__What is required__. Type out the material below exactly.

__Supplied information__.
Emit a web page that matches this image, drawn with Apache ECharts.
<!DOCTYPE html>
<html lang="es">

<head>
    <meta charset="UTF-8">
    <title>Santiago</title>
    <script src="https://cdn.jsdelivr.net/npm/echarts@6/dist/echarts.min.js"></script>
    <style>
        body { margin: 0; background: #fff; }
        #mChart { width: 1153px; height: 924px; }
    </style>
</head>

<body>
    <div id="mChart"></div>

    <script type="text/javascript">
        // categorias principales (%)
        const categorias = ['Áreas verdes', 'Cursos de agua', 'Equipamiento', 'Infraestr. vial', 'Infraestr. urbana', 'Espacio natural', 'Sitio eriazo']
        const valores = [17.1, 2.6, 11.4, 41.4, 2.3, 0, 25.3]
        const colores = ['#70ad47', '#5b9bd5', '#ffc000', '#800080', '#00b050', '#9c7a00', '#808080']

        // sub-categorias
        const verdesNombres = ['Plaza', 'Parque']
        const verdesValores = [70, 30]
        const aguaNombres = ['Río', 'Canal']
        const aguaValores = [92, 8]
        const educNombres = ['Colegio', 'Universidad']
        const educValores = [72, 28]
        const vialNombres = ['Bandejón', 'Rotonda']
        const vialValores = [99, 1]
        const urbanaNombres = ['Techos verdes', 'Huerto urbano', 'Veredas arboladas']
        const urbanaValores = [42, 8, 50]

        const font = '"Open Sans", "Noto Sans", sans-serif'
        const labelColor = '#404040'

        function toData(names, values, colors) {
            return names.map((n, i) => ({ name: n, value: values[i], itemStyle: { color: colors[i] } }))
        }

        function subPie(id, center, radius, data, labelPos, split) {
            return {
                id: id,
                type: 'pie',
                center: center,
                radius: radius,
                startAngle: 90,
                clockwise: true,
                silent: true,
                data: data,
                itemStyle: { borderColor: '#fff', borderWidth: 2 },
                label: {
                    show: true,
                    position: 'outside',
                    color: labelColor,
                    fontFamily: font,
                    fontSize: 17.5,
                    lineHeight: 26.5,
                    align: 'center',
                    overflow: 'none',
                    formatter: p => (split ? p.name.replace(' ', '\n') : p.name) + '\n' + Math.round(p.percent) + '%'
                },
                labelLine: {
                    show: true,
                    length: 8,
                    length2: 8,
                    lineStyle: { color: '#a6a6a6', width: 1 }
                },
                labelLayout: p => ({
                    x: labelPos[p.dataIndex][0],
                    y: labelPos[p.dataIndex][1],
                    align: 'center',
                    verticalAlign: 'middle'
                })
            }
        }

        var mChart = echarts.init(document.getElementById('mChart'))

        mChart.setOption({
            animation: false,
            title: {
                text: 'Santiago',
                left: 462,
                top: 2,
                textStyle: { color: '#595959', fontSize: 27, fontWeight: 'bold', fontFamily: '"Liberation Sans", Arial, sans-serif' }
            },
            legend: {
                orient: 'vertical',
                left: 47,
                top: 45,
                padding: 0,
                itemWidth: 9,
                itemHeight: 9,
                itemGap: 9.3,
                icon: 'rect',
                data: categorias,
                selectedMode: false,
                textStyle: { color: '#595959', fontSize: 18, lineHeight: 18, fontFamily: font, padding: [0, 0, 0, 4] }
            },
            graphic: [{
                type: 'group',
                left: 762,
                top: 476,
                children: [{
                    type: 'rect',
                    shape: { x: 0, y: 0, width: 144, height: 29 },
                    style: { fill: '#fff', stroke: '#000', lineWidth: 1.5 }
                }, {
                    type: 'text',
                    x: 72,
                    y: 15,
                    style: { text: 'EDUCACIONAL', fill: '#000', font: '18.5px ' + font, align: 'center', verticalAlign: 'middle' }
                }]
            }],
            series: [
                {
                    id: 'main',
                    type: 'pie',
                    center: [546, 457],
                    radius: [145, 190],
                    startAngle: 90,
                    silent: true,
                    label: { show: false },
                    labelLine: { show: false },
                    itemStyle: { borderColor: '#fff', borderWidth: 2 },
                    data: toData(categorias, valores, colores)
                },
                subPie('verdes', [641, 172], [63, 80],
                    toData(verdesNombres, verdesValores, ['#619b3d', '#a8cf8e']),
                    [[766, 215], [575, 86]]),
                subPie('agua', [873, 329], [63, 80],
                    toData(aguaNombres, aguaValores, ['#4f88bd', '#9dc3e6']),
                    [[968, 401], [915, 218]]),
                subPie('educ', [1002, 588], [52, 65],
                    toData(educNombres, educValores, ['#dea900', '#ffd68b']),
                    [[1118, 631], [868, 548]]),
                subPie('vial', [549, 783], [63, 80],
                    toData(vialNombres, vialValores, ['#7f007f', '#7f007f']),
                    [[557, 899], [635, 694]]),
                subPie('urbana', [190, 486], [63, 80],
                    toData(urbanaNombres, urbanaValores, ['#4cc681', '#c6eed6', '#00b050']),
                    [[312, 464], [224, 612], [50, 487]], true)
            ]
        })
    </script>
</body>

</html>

__Response to the task__.
Emit a web page that matches this image, drawn with Apache ECharts.
<!DOCTYPE html>
<html lang="es">

<head>
    <meta charset="UTF-8">
    <title>Santiago</title>
    <script src="https://cdn.jsdelivr.net/npm/echarts@6/dist/echarts.min.js"></script>
    <style>
        body { margin: 0; background: #fff; }
        #mChart { width: 1153px; height: 924px; }
    </style>
</head>

<body>
    <div id="mChart"></div>

    <script type="text/javascript">
        // categorias principales (%)
        const categorias = ['Áreas verdes', 'Cursos de agua', 'Equipamiento', 'Infraestr. vial', 'Infraestr. urbana', 'Espacio natural', 'Sitio eriazo']
        const valores = [17.1, 2.6, 11.4, 41.4, 2.3, 0, 25.3]
        const colores = ['#70ad47', '#5b9bd5', '#ffc000', '#800080', '#00b050', '#9c7a00', '#808080']

        // sub-categorias
        const verdesNombres = ['Plaza', 'Parque']
        const verdesValores = [70, 30]
        const aguaNombres = ['Río', 'Canal']
        const aguaValores = [92, 8]
        const educNombres = ['Colegio', 'Universidad']
        const educValores = [72, 28]
        const vialNombres = ['Bandejón', 'Rotonda']
        const vialValores = [99, 1]
        const urbanaNombres = ['Techos verdes', 'Huerto urbano', 'Veredas arboladas']
        const urbanaValores = [42, 8, 50]

        const font = '"Open Sans", "Noto Sans", sans-serif'
        const labelColor = '#404040'

        function toData(names, values, colors) {
            return names.map((n, i) => ({ name: n, value: values[i], itemStyle: { color: colors[i] } }))
        }

        function subPie(id, center, radius, data, labelPos, split) {
            return {
                id: id,
                type: 'pie',
                center: center,
                radius: radius,
                startAngle: 90,
                clockwise: true,
                silent: true,
                data: data,
                itemStyle: { borderColor: '#fff', borderWidth: 2 },
                label: {
                    show: true,
                    position: 'outside',
                    color: labelColor,
                    fontFamily: font,
                    fontSize: 17.5,
                    lineHeight: 26.5,
                    align: 'center',
                    overflow: 'none',
                    formatter: p => (split ? p.name.replace(' ', '\n') : p.name) + '\n' + Math.round(p.percent) + '%'
                },
                labelLine: {
                    show: true,
                    length: 8,
                    length2: 8,
                    lineStyle: { color: '#a6a6a6', width: 1 }
                },
                labelLayout: p => ({
                    x: labelPos[p.dataIndex][0],
                    y: labelPos[p.dataIndex][1],
                    align: 'center',
                    verticalAlign: 'middle'
                })
            }
        }

        var mChart = echarts.init(document.getElementById('mChart'))

        mChart.setOption({
            animation: false,
            title: {
                text: 'Santiago',
                left: 462,
                top: 2,
                textStyle: { color: '#595959', fontSize: 27, fontWeight: 'bold', fontFamily: '"Liberation Sans", Arial, sans-serif' }
            },
            legend: {
                orient: 'vertical',
                left: 47,
                top: 45,
                padding: 0,
                itemWidth: 9,
                itemHeight: 9,
                itemGap: 9.3,
                icon: 'rect',
                data: categorias,
                selectedMode: false,
                textStyle: { color: '#595959', fontSize: 18, lineHeight: 18, fontFamily: font, padding: [0, 0, 0, 4] }
            },
            graphic: [{
                type: 'group',
                left: 762,
                top: 476,
                children: [{
                    type: 'rect',
                    shape: { x: 0, y: 0, width: 144, height: 29 },
                    style: { fill: '#fff', stroke: '#000', lineWidth: 1.5 }
                }, {
                    type: 'text',
                    x: 72,
                    y: 15,
                    style: { text: 'EDUCACIONAL', fill: '#000', font: '18.5px ' + font, align: 'center', verticalAlign: 'middle' }
                }]
            }],
            series: [
                {
                    id: 'main',
                    type: 'pie',
                    center: [546, 457],
                    radius: [145, 190],
                    startAngle: 90,
                    silent: true,
                    label: { show: false },
                    labelLine: { show: false },
                    itemStyle: { borderColor: '#fff', borderWidth: 2 },
                    data: toData(categorias, valores, colores)
                },
                subPie('verdes', [641, 172], [63, 80],
                    toData(verdesNombres, verdesValores, ['#619b3d', '#a8cf8e']),
                    [[766, 215], [575, 86]]),
                subPie('agua', [873, 329], [63, 80],
                    toData(aguaNombres, aguaValores, ['#4f88bd', '#9dc3e6']),
                    [[968, 401], [915, 218]]),
                subPie('educ', [1002, 588], [52, 65],
                    toData(educNombres, educValores, ['#dea900', '#ffd68b']),
                    [[1118, 631], [868, 548]]),
                subPie('vial', [549, 783], [63, 80],
                    toData(vialNombres, vialValores, ['#7f007f', '#7f007f']),
                    [[557, 899], [635, 694]]),
                subPie('urbana', [190, 486], [63, 80],
                    toData(urbanaNombres, urbanaValores, ['#4cc681', '#c6eed6', '#00b050']),
                    [[312, 464], [224, 612], [50, 487]], true)
            ]
        })
    </script>
</body>

</html>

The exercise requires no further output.